Run-and-gun observer coverage: walking b-roll, documentary work, narrative scenes where the camera is the audience's eyes and the audio needs to feel like the space — built-ins win the speed-versus-fidelity trade every single time.
| Built-in Mic Edge | Why It Still Earns Its Slot |
|---|---|
| Zero setup time | Pull recorder from bag, hit record — no rigging |
| Native stereo image | XY pair delivers L/R with no second cable |
| No cable management | Internal wiring can't tangle or fail mid-shoot |
| Always available | No phantom toggle, no battery, no forgotten XLR |
So the frame isn't "built-in bad, XLR good." It's knowing which tool fits the moment. Professional audio isn't a religion. It's a stack of options deployed by need, and pretending one option rules every scene is how rigs get under-used.
The Verdict
The standard pattern across documentary, narrative, and broadcast work holds for a reason. External XLR microphones deliver lower self-noise, longer cable reach, sharper directionality, and dynamic range that survives unpredictable locations. Built-in capsules still earn their slot for ambient capture, scratch audio, and moments where speed matters more than fidelity. Every working recordist carries both options and decides which to deploy before the clap.

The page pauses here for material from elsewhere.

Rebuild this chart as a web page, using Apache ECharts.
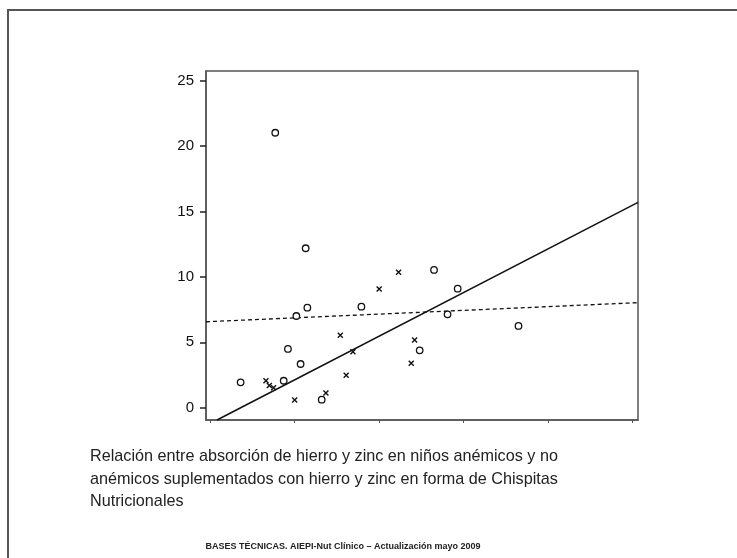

The market is already moving toward hybrid rigs: smaller boom setups, wireless XLR systems, and shotgun arrays that plug straight into recorders built for them. Within two years, expect the line between "built-in" and "external" to blur further as recorders with swappable capsules and onboard 32-bit float recording soak up dynamic range that used to demand external preamps entirely. The quality ceiling keeps rising. So does the floor. The question for any filmmaker right now isn't whether to upgrade — it's which upgrade cuts the loudest hiss out of the next production.